All lines from the beginning of the listing through the line with "(p0-1) -- (p8-1);" are to be copied word for word; the pictures are not.

**********

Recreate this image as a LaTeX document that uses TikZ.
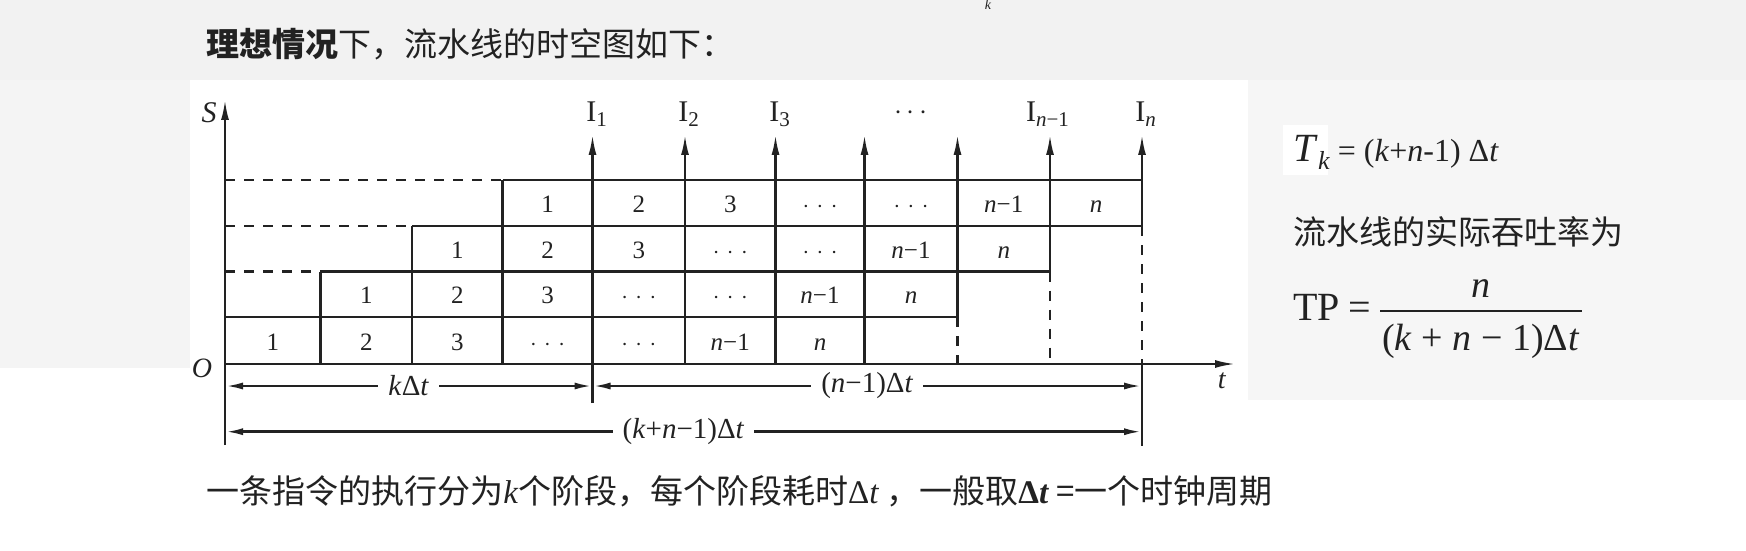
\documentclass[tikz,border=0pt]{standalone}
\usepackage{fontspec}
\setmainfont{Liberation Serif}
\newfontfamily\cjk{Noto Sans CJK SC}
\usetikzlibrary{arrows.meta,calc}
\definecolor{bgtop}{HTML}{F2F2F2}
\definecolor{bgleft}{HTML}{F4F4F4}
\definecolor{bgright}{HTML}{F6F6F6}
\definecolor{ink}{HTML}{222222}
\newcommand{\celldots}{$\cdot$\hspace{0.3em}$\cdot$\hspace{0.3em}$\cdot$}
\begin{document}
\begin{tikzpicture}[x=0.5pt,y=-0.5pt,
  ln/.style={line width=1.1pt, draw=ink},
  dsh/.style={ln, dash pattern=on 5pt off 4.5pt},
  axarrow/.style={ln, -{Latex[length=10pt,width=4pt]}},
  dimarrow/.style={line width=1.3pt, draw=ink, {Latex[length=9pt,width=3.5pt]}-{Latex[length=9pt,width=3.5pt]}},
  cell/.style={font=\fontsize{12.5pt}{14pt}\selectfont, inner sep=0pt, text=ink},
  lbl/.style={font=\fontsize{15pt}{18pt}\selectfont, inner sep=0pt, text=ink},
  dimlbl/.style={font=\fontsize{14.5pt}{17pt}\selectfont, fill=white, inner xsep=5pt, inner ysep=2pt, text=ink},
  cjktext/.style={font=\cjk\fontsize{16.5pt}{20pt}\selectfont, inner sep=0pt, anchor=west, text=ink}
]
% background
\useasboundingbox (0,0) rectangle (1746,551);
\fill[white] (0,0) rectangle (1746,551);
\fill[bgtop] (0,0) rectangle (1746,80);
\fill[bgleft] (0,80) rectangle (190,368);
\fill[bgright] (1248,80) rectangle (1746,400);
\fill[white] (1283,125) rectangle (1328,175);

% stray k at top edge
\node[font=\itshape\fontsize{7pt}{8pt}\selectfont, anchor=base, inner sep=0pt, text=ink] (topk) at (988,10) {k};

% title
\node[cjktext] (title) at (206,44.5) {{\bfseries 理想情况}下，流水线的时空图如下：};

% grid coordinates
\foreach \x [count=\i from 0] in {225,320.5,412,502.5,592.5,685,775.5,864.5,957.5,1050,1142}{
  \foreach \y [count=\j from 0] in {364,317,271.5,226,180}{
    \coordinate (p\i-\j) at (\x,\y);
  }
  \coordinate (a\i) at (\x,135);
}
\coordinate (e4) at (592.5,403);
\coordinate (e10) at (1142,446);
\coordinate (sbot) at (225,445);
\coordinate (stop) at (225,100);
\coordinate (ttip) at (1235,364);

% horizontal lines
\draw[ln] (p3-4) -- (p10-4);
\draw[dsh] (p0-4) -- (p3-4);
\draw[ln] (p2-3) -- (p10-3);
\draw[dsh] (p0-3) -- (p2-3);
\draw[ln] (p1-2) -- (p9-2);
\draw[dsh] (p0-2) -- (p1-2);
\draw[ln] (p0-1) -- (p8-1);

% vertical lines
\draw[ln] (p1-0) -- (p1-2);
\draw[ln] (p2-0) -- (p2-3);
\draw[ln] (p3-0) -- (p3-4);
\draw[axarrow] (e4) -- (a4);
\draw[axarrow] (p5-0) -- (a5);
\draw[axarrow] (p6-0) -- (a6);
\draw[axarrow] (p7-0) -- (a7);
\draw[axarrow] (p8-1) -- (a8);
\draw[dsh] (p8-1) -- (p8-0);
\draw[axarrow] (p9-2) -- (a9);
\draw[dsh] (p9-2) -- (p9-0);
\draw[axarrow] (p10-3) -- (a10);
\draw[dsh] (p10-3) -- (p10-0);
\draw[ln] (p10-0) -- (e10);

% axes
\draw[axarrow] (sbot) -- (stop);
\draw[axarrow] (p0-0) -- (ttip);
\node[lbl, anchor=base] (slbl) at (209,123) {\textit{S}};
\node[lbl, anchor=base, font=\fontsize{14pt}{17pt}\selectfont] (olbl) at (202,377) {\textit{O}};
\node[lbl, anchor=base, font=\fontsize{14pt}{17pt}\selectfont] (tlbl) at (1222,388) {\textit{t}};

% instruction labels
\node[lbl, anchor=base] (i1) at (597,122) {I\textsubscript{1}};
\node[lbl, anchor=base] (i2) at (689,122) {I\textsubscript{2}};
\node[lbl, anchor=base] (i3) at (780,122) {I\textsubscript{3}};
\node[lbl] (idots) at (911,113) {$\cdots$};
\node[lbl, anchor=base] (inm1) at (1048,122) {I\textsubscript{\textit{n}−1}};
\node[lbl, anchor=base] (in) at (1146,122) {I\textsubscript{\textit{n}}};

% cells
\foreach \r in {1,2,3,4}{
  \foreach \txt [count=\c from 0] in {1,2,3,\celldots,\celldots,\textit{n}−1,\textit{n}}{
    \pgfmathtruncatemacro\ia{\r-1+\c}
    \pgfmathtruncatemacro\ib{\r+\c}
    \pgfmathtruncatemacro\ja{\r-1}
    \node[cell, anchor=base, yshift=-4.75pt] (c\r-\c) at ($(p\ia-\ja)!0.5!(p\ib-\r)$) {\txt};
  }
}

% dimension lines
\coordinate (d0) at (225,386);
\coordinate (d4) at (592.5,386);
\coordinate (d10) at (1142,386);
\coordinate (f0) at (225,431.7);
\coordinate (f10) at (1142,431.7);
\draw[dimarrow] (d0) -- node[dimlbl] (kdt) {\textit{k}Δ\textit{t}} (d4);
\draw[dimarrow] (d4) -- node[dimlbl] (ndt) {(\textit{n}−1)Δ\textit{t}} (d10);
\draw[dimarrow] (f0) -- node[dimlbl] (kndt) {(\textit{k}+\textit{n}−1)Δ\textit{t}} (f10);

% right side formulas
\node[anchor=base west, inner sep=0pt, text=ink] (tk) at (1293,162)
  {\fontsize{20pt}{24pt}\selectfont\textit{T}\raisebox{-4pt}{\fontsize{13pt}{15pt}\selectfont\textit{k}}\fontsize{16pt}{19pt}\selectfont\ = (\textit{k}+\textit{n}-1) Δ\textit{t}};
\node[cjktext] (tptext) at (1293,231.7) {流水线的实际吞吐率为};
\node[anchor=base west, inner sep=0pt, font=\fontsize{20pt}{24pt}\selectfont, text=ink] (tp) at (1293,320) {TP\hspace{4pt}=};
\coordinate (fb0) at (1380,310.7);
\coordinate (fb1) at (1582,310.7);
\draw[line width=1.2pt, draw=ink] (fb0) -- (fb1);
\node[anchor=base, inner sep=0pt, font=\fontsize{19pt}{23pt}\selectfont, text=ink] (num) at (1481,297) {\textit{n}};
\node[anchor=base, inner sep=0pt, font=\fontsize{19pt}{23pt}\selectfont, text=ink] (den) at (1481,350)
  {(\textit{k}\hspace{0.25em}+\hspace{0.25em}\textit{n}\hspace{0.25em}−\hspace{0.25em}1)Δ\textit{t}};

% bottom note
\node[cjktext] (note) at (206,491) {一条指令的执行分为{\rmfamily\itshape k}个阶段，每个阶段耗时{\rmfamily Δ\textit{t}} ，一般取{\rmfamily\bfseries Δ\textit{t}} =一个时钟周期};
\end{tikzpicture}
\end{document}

**********

Answer to the exercise:
Recreate this image as a LaTeX document that uses TikZ.
\documentclass[tikz,border=0pt]{standalone}
\usepackage{fontspec}
\setmainfont{Liberation Serif}
\newfontfamily\cjk{Noto Sans CJK SC}
\usetikzlibrary{arrows.meta,calc}
\definecolor{bgtop}{HTML}{F2F2F2}
\definecolor{bgleft}{HTML}{F4F4F4}
\definecolor{bgright}{HTML}{F6F6F6}
\definecolor{ink}{HTML}{222222}
\newcommand{\celldots}{$\cdot$\hspace{0.3em}$\cdot$\hspace{0.3em}$\cdot$}
\begin{document}
\begin{tikzpicture}[x=0.5pt,y=-0.5pt,
  ln/.style={line width=1.1pt, draw=ink},
  dsh/.style={ln, dash pattern=on 5pt off 4.5pt},
  axarrow/.style={ln, -{Latex[length=10pt,width=4pt]}},
  dimarrow/.style={line width=1.3pt, draw=ink, {Latex[length=9pt,width=3.5pt]}-{Latex[length=9pt,width=3.5pt]}},
  cell/.style={font=\fontsize{12.5pt}{14pt}\selectfont, inner sep=0pt, text=ink},
  lbl/.style={font=\fontsize{15pt}{18pt}\selectfont, inner sep=0pt, text=ink},
  dimlbl/.style={font=\fontsize{14.5pt}{17pt}\selectfont, fill=white, inner xsep=5pt, inner ysep=2pt, text=ink},
  cjktext/.style={font=\cjk\fontsize{16.5pt}{20pt}\selectfont, inner sep=0pt, anchor=west, text=ink}
]
% background
\useasboundingbox (0,0) rectangle (1746,551);
\fill[white] (0,0) rectangle (1746,551);
\fill[bgtop] (0,0) rectangle (1746,80);
\fill[bgleft] (0,80) rectangle (190,368);
\fill[bgright] (1248,80) rectangle (1746,400);
\fill[white] (1283,125) rectangle (1328,175);

% stray k at top edge
\node[font=\itshape\fontsize{7pt}{8pt}\selectfont, anchor=base, inner sep=0pt, text=ink] (topk) at (988,10) {k};

% title
\node[cjktext] (title) at (206,44.5) {{\bfseries 理想情况}下，流水线的时空图如下：};

% grid coordinates
\foreach \x [count=\i from 0] in {225,320.5,412,502.5,592.5,685,775.5,864.5,957.5,1050,1142}{
  \foreach \y [count=\j from 0] in {364,317,271.5,226,180}{
    \coordinate (p\i-\j) at (\x,\y);
  }
  \coordinate (a\i) at (\x,135);
}
\coordinate (e4) at (592.5,403);
\coordinate (e10) at (1142,446);
\coordinate (sbot) at (225,445);
\coordinate (stop) at (225,100);
\coordinate (ttip) at (1235,364);

% horizontal lines
\draw[ln] (p3-4) -- (p10-4);
\draw[dsh] (p0-4) -- (p3-4);
\draw[ln] (p2-3) -- (p10-3);
\draw[dsh] (p0-3) -- (p2-3);
\draw[ln] (p1-2) -- (p9-2);
\draw[dsh] (p0-2) -- (p1-2);
\draw[ln] (p0-1) -- (p8-1);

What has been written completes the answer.